What happens if you don't comply

Failing to meet the gas safety duty is a criminal offence, prosecuted on the Island by DEFA's Health and Safety at Work Inspectorate rather than the UK's HSE. The regime the Island adopted carries serious penalties under health-and-safety law — substantial fines and, in the worst cases, imprisonment — and Manx authorities do prosecute landlord safety failures. For the exact local penalties, DEFA is the authority to ask; the point for any landlord is simple: this is a safety and criminal matter, not a box-ticking one.

What it costs

There is no separate Isle of Man price list, so costs track the UK. A landlord gas safety certificate typically runs £60–£90 (around £80 on average) for a boiler plus one appliance, with roughly £10–£15 per extra appliance, according to UK trade cost guides such as Checkatrade. Bundling the check with a boiler service usually saves money versus booking them separately. Island logistics and a smaller pool of engineers can push prices towards the upper end. These are indicative ranges — get a quote for your property.
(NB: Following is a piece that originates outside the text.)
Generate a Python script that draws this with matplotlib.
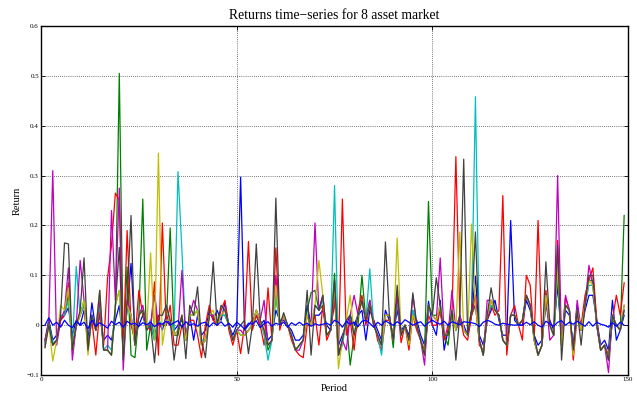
import numpy as np
import matplotlib
matplotlib.use("Agg")
import matplotlib.pyplot as plt

plt.rcParams['font.family'] = ['Liberation Serif', 'DejaVu Serif']

period = np.arange(1, 150)

asset1 = [
    -0.03, 0.01, -0.03, -0.02, 0.01, 0.02, 0.035, -0.02, 0.01, 0.0,
    0.03, -0.03, 0.045, -0.01, 0.02, -0.03, -0.02, -0.03, 0.01, 0.04,
    -0.04, 0.03, 0.124, -0.02, 0.0, 0.02, -0.01, 0.01, -0.02, 0.01,
    -0.01, 0.02, 0.0, -0.01, 0.0, 0.01, -0.02, 0.02, -0.03, 0.02,
    -0.02, -0.01, 0.03, 0.01, 0.03, 0.01, 0.045, 0.0, -0.02, 0.0,
    0.297, -0.01, 0.0, 0.01, 0.02, 0.0, 0.01, -0.03, -0.02, 0.03,
    0.01, 0.01, 0.0, -0.01, -0.03, -0.03, -0.02, 0.04, 0.0, 0.02,
    0.02, 0.03, 0.0, -0.01, 0.05, -0.04, -0.02, 0.0, 0.02, 0.0,
    0.02, 0.03, -0.03, 0.03, 0.01, -0.01, -0.03, 0.03, 0.01, -0.02,
    0.03, -0.01, 0.0, -0.02, 0.02, 0.01, -0.02, -0.04, 0.048, 0.0,
    -0.02, 0.05, -0.05, -0.01, 0.02, 0.0, 0.01, 0.0, -0.02, 0.02,
    0.098, -0.02, -0.04, 0.01, 0.03, 0.05, 0.01, -0.02, -0.02, 0.21,
    0.01, 0.0, 0.0, 0.05, 0.03, -0.02, -0.04, -0.03, 0.04, 0.01,
    -0.01, 0.08, -0.03, 0.03, 0.02, -0.04, 0.04, -0.01, 0.03, 0.06,
    0.06, 0.01, -0.04, -0.03, -0.05, 0.05, -0.03, -0.01, 0.02,
]

asset2 = [
    -0.035, 0.01, -0.04, -0.03, 0.015, 0.02, 0.06, -0.05, 0.0, 0.02,
    0.05, -0.04, 0.02, -0.01, 0.04, -0.05, -0.05, -0.06, 0.03, 0.505,
    -0.05, 0.117, -0.06, -0.065, 0.02, 0.253, -0.05, 0.0, -0.03, 0.01,
    0.0, 0.0, 0.195, -0.02, -0.02, 0.02, -0.03, 0.02, 0.02, 0.03,
    -0.04, -0.03, 0.02, 0.02, 0.0, 0.02, 0.02, 0.0, -0.03, -0.01,
    -0.02, -0.02, -0.01, 0.0, 0.03, 0.01, -0.01, -0.05, -0.03, 0.06,
    0.0, 0.02, 0.0, -0.02, -0.05, -0.04, -0.03, 0.03, 0.065, 0.07,
    0.03, 0.04, -0.02, -0.01, 0.104, -0.06, -0.03, 0.01, -0.08, -0.02,
    0.0, 0.1, 0.01, 0.05, 0.0, -0.02, -0.04, 0.02, 0.02, -0.045,
    0.06, -0.02, 0.0, -0.03, 0.03, 0.0, -0.03, -0.06, 0.248, 0.02,
    0.02, 0.03, -0.02, -0.04, 0.03, -0.01, 0.01, -0.01, -0.02, 0.02,
    0.04, -0.03, -0.06, 0.02, 0.05, 0.03, 0.02, -0.03, -0.04, 0.02,
    0.02, 0.0, 0.01, 0.06, 0.04, -0.03, -0.06, -0.04, 0.06, 0.0,
    -0.02, 0.1, -0.04, 0.04, 0.03, -0.05, 0.03, -0.01, 0.04, 0.09,
    0.09, 0.0, -0.05, -0.04, -0.07, 0.01, 0.0, -0.01, 0.22,
]

asset3 = [
    -0.03, 0.0, -0.04, -0.03, 0.01, 0.02, 0.085, -0.04, 0.0, 0.02,
    0.04, -0.04, 0.01, -0.06, 0.03, -0.04, 0.095, 0.16, 0.265, 0.25,
    -0.05, 0.19, 0.0, -0.03, 0.07, 0.02, 0.0, -0.01, 0.087, -0.06,
    0.205, 0.0, 0.04, -0.04, -0.04, 0.0, -0.02, 0.01, 0.01, -0.02,
    -0.065, 0.0, 0.04, 0.01, 0.0, 0.03, 0.05, -0.01, -0.04, -0.01,
    -0.057, 0.0, 0.168, -0.01, 0.02, 0.0, -0.04, 0.075, -0.03, 0.155,
    -0.01, 0.02, 0.0, -0.03, -0.05, -0.06, -0.065, 0.0, 0.0, 0.02,
    -0.04, 0.04, -0.03, -0.01, 0.05, -0.05, 0.253, -0.02, 0.01, -0.05,
    0.03, 0.06, 0.0, 0.04, 0.01, -0.03, -0.05, 0.01, 0.01, -0.02,
    0.05, -0.035, 0.0, -0.05, 0.02, -0.01, -0.03, -0.05, 0.02, 0.0,
    0.0, 0.03, -0.03, 0.0, 0.02, 0.338, 0.02, -0.02, -0.03, 0.02,
    0.06, -0.04, -0.05, 0.01, 0.04, 0.02, 0.03, 0.26, -0.06, 0.02,
    0.04, 0.0, -0.03, 0.1, 0.08, -0.03, 0.21, -0.03, 0.07, 0.0,
    -0.02, 0.17, -0.04, 0.055, 0.03, -0.07, 0.02, 0.0, 0.06, 0.09,
    0.115, 0.01, -0.05, -0.04, -0.06, 0.01, 0.06, 0.02, 0.085,
]

asset4 = [
    -0.035, 0.0, -0.035, -0.03, 0.02, 0.02, 0.05, -0.04, 0.118, 0.02,
    0.04, -0.04, 0.02, -0.01, 0.04, -0.05, -0.04, -0.05, 0.04, 0.07,
    -0.05, 0.04, 0.02, -0.04, 0.02, 0.03, -0.01, 0.01, -0.03, 0.01,
    0.0, 0.01, 0.01, -0.01, 0.308, 0.15, -0.03, 0.02, 0.02, 0.03,
    -0.03, -0.03, 0.02, 0.02, 0.01, 0.02, 0.02, 0.0, -0.03, -0.01,
    -0.02, -0.02, -0.01, 0.0, 0.03, 0.01, -0.02, -0.07, -0.03, 0.06,
    0.0, 0.02, 0.0, -0.02, -0.05, -0.04, -0.03, 0.02, 0.0, 0.04,
    0.03, 0.05, -0.02, -0.01, 0.28, -0.06, -0.04, 0.01, 0.02, -0.02,
    0.02, 0.05, 0.01, 0.113, 0.0, -0.02, -0.06, 0.02, 0.02, -0.03,
    0.05, -0.02, 0.0, -0.03, 0.03, 0.0, -0.03, -0.06, 0.04, 0.02,
    0.01, 0.04, -0.02, -0.02, 0.03, -0.01, 0.02, -0.01, -0.02, 0.03,
    0.458, -0.03, -0.06, 0.02, 0.04, 0.03, 0.02, -0.03, -0.04, 0.02,
    0.02, 0.0, 0.01, 0.06, 0.04, -0.03, -0.06, -0.04, 0.05, 0.0,
    -0.02, 0.11, -0.04, 0.04, 0.03, -0.05, 0.03, -0.01, 0.04, 0.08,
    0.08, 0.0, -0.05, -0.04, -0.07, 0.02, 0.0, -0.01, 0.03,
]

asset5 = [
    -0.04, 0.01, 0.31, -0.04, 0.01, 0.03, 0.115, -0.07, 0.0, 0.13,
    0.05, -0.05, 0.02, -0.01, 0.05, -0.05, -0.05, 0.23, 0.05, 0.275,
    -0.09, 0.05, 0.02, -0.04, 0.02, 0.04, 0.0, 0.0, 0.06, 0.0,
    0.0, 0.01, 0.0, -0.02, -0.01, 0.11, -0.03, 0.02, 0.05, 0.03,
    -0.04, -0.03, 0.02, 0.02, 0.0, 0.02, 0.03, 0.0, -0.03, -0.01,
    -0.01, -0.02, -0.01, 0.0, 0.03, 0.01, 0.05, -0.04, -0.03, 0.1,
    0.0, 0.02, 0.0, -0.02, -0.05, -0.05, -0.03, 0.02, 0.0, 0.205,
    0.03, 0.06, -0.02, -0.01, 0.07, -0.06, -0.03, -0.05, 0.02, 0.06,
    0.02, 0.05, 0.01, 0.05, 0.0, -0.02, -0.04, 0.02, 0.02, -0.03,
    0.06, -0.02, 0.0, -0.03, 0.06, 0.0, -0.03, -0.08, 0.04, 0.02,
    0.01, 0.135, -0.02, -0.02, 0.07, -0.01, 0.02, -0.01, -0.02, 0.03,
    0.04, -0.03, -0.06, 0.05, 0.05, 0.03, 0.02, -0.03, -0.04, 0.02,
    0.02, 0.0, 0.01, 0.06, 0.04, -0.03, -0.06, -0.04, 0.06, -0.03,
    -0.02, 0.3, -0.04, 0.06, 0.03, -0.05, 0.05, -0.01, 0.04, 0.12,
    0.08, 0.0, -0.05, -0.04, -0.095, 0.02, 0.0, -0.01, 0.04,
]

asset6 = [
    -0.045, 0.0, -0.072, -0.03, 0.04, 0.03, 0.075, -0.05, 0.0, 0.02,
    0.05, -0.06, 0.02, -0.01, 0.07, -0.05, -0.05, -0.06, 0.04, 0.07,
    -0.06, 0.04, 0.02, -0.04, 0.02, 0.03, -0.01, 0.145, -0.03, 0.345,
    -0.04, 0.01, 0.01, -0.02, -0.01, 0.02, -0.03, 0.02, 0.02, 0.03,
    -0.04, -0.03, 0.02, 0.03, 0.0, 0.02, 0.03, 0.0, -0.03, -0.01,
    -0.02, -0.02, -0.01, 0.0, 0.03, 0.01, -0.01, -0.04, -0.03, 0.08,
    0.0, 0.02, 0.0, -0.02, -0.05, -0.04, -0.03, 0.02, 0.0, 0.04,
    0.13, 0.06, -0.02, -0.01, 0.08, -0.087, -0.03, 0.01, 0.06, -0.02,
    0.02, 0.05, 0.01, 0.04, 0.0, -0.02, -0.04, 0.02, 0.02, -0.03,
    0.175, -0.02, 0.0, -0.04, 0.02, 0.0, -0.03, -0.06, 0.04, 0.02,
    0.01, 0.04, -0.02, -0.02, 0.03, -0.01, 0.187, -0.01, -0.02, 0.203,
    0.04, -0.03, -0.06, 0.02, 0.05, 0.03, 0.02, -0.03, -0.04, 0.02,
    0.02, 0.0, 0.01, 0.06, 0.04, -0.03, -0.06, -0.04, 0.06, 0.0,
    -0.02, 0.12, -0.04, 0.04, 0.03, -0.06, 0.03, -0.01, 0.04, 0.09,
    0.08, 0.0, -0.05, -0.04, -0.07, 0.02, 0.0, -0.01, 0.04,
]

asset7 = [
    -0.045, 0.0, -0.04, -0.03, 0.02, 0.165, 0.163, -0.05, 0.0, 0.03,
    0.135, -0.05, 0.02, -0.01, 0.07, -0.05, -0.05, -0.06, 0.04, 0.156,
    -0.07, 0.05, 0.22, -0.04, 0.02, 0.03, -0.01, 0.0, -0.075, 0.02,
    0.02, 0.04, 0.01, -0.07, -0.01, 0.02, -0.067, 0.04, 0.02, 0.077,
    -0.03, -0.065, 0.02, 0.127, 0.0, 0.04, 0.03, 0.0, -0.03, -0.01,
    0.0, 0.01, -0.057, 0.0, 0.163, 0.01, -0.01, -0.04, -0.03, 0.255,
    0.0, 0.025, 0.0, -0.02, -0.05, -0.04, -0.03, 0.07, -0.06, 0.04,
    0.03, 0.06, -0.02, -0.01, 0.09, -0.06, -0.03, 0.01, 0.02, -0.02,
    0.02, 0.05, 0.01, 0.04, 0.0, -0.02, -0.04, 0.167, 0.02, -0.03,
    0.08, -0.02, 0.0, -0.03, 0.065, 0.0, -0.03, -0.06, 0.04, 0.02,
    0.095, 0.04, -0.02, -0.02, 0.03, -0.07, 0.02, 0.333, -0.02, 0.03,
    0.187, -0.03, -0.06, 0.02, 0.075, 0.03, 0.02, -0.03, -0.04, 0.02,
    0.02, 0.0, 0.01, 0.06, 0.04, -0.02, -0.06, -0.04, 0.127, 0.0,
    -0.02, 0.16, -0.07, 0.04, 0.03, -0.05, 0.03, -0.04, 0.04, 0.1,
    0.1, 0.0, -0.05, -0.04, -0.07, 0.02, 0.0, -0.01, 0.03,
]

asset8 = [
    0.0, 0.015, 0.0, 0.006, -0.004, 0.01, 0.0, -0.005, 0.008, 0.0,
    0.006, -0.007, 0.01, -0.002, 0.005, 0.0, -0.006, 0.008, 0.001, 0.006,
    -0.004, 0.008, 0.002, 0.004, -0.002, 0.005, 0.001, 0.006, -0.003, 0.004,
    0.002, 0.008, 0.0, 0.005, 0.009, -0.004, 0.007, 0.0, 0.003, -0.002,
    0.004, 0.006, -0.003, 0.005, 0.0, 0.007, -0.002, 0.004, -0.004, 0.006,
    0.0, -0.008, 0.004, 0.002, 0.009, -0.005, 0.003, 0.007, -0.002, 0.004,
    0.001, 0.006, -0.004, 0.005, 0.0, 0.006, 0.0, 0.004, -0.002, 0.003,
    0.0, 0.002, 0.004, 0.0, 0.01, 0.006, -0.004, 0.008, 0.002, 0.006,
    -0.003, 0.008, 0.01, 0.004, -0.004, 0.006, 0.0, 0.009, 0.004, 0.0,
    0.007, 0.002, 0.011, 0.006, 0.0, 0.004, 0.007, -0.002, 0.005, 0.01,
    0.005, 0.002, 0.008, 0.0, 0.007, 0.004, 0.001, 0.007, 0.006, 0.005,
    0.003, -0.003, 0.006, 0.01, 0.007, 0.002, 0.0, 0.004, 0.002, 0.001,
    0.0, 0.001, 0.0, 0.006, 0.001, 0.007, 0.0, -0.004, 0.008, 0.003,
    -0.002, 0.006, 0.009, 0.0, 0.006, 0.002, 0.008, 0.003, -0.002, 0.007,
    -0.002, 0.006, 0.002, 0.0, -0.004, 0.005, -0.002, 0.006, 0.0,
]

series = [asset1, asset2, asset3, asset4, asset5, asset6, asset7, asset8]
colors = [
    (0.0, 0.0, 1.0), (0.0, 0.5, 0.0), (1.0, 0.0, 0.0), (0.0, 0.75, 0.75),
    (0.75, 0.0, 0.75), (0.75, 0.75, 0.0), (0.25, 0.25, 0.25), (0.0, 0.0, 1.0),
]

fig = plt.figure(figsize=(6.37, 3.94), dpi=100)
ax = fig.add_axes([0.0644, 0.048, 0.9216, 0.886])

for values, color in zip(series, colors):
    ax.plot(period, values, color=color, linewidth=0.9)

ax.set_xlim(0, 150)
ax.set_ylim(-0.1, 0.6)
ax.set_xticks([0, 50, 100, 150])
ax.set_yticks([-0.1, 0, 0.1, 0.2, 0.3, 0.4, 0.5, 0.6])
ax.set_yticklabels(['\u22120.1', '0', '0.1', '0.2', '0.3', '0.4', '0.5', '0.6'])
ax.tick_params(direction='in', length=3, width=0.6, labelsize=5,
               top=True, right=True, pad=1.5, colors='black')
ax.grid(True, color='black', linestyle=(0, (1, 2)), linewidth=0.5)
for side in ax.spines.values():
    side.set_linewidth(1.0)

ax.set_title('Returns time\u2212series for 8 asset market', fontsize=9.8, pad=5)
ax.set_xlabel('Period', fontsize=7.5, labelpad=1)
ax.set_ylabel('Return', fontsize=7.5, labelpad=3)

fig.savefig('out.png', dpi=100)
How it differs from England

Two differences matter for Manx landlords. First, enforcement is local — DEFA, with a Manx contact, not the HSE. Second, the Isle of Man does not have England's tenancy-deposit and eviction penalties tied to gas certificates (the "Section 21" trap), because the Island's rented-sector framework is different. That does not make the duty optional — the risk here is criminal and safety liability, which is the more serious exposure. Read more about how Fenshaw works and the services we cover across the Island.

The bottom line: one Gas Safe check a year, the record kept and shared, and oil boilers serviced too. It is a small, fixed cost set against a legal duty you cannot delegate away.

Frequently asked questions

Do landlords legally need a gas safety certificate on the Isle of Man? Yes. The Island applies the UK Gas Safety (Installation and Use) Regulations 1998, so landlords must have each gas appliance and flue they provide checked every 12 months by a Gas Safe registered engineer and keep the record.

How often is a landlord gas safety certificate needed? Every 12 months. The check may be carried out up to two months before the deadline without losing the original anniversary date, which makes scheduling easier.

Who can issue a gas safety certificate? Only a Gas Safe registered engineer. Gas Safe is the official register for Great Britain and the Isle of Man; by law, gas work must be carried out by a registered engineer.

How much does a landlord gas safety certificate cost? Typically £60–£90 in the UK (around £80 on average) for a boiler plus one appliance, with roughly £10–£15 per additional appliance. Isle of Man prices broadly track this.

What if my rental runs on oil, not gas? The annual Gas Safe check applies to gas appliances. Oil boilers aren't covered by that duty, but should be serviced yearly by an OFTEC registered technician, and you still owe a general duty to keep the property safe.